In Luxembourg, the SPF is not supervised by the direct tax administration but by the Luxembourg indirect tax authority (Administration de l’Enregistrement et des Domaines). Thus, the present circular of 26 July 2018 (issued by the direct tax authorities) would not necessarily have to prevent SPF from holding cryptocurrencies as private asset management under the law of 11 May 2007.
Nevertheless, whether or not cryptocurrencies should be considered as financial instruments is currently under consideration by most financial authorities around the world, and the answer is still unclear in most cases. Certain foreign financial authorities have issued guidelines or tests to determine on a case-by-case basis whether or not a cryptocurrency should be treated as a financial instrument, and we also believe that cryptocurrencies may develop other attributes over time (e.g. stability, government support) and fit more into the definition of financial instruments.
This situation is expected to evolve in the near future as cryptocurrencies, ICO and blockchain gain legitimacy and shift towards the traditional financial system.

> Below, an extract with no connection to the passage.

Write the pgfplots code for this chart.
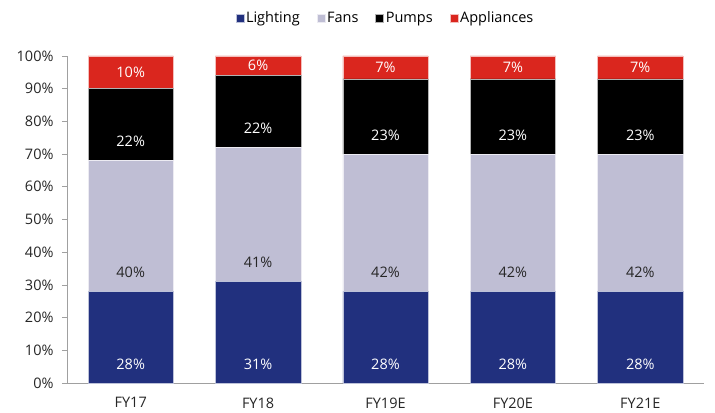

Finally, it should be noted that the Luxembourg indirect tax authorities issued Circular No. 787 on 11 June 2018 based on a recent ECJ case law confirming that cryptocurrencies, like traditional currencies, should benefit from the exemption provided for in the VAT Directive No. 2006/112/CE, provided that these cryptocurrencies are a direct means of payment and are accepted as such by certain market participants. See our following post VAT exemption for cryptocurrency in Luxembourg on this topic. Although not all cryptocurrencies are designed as a means of payment, it seems clear that some meet this condition such as Bitcoin, Litecoin, Nano etc…. and should therefore be a suitable asset for a Luxembourg SPF.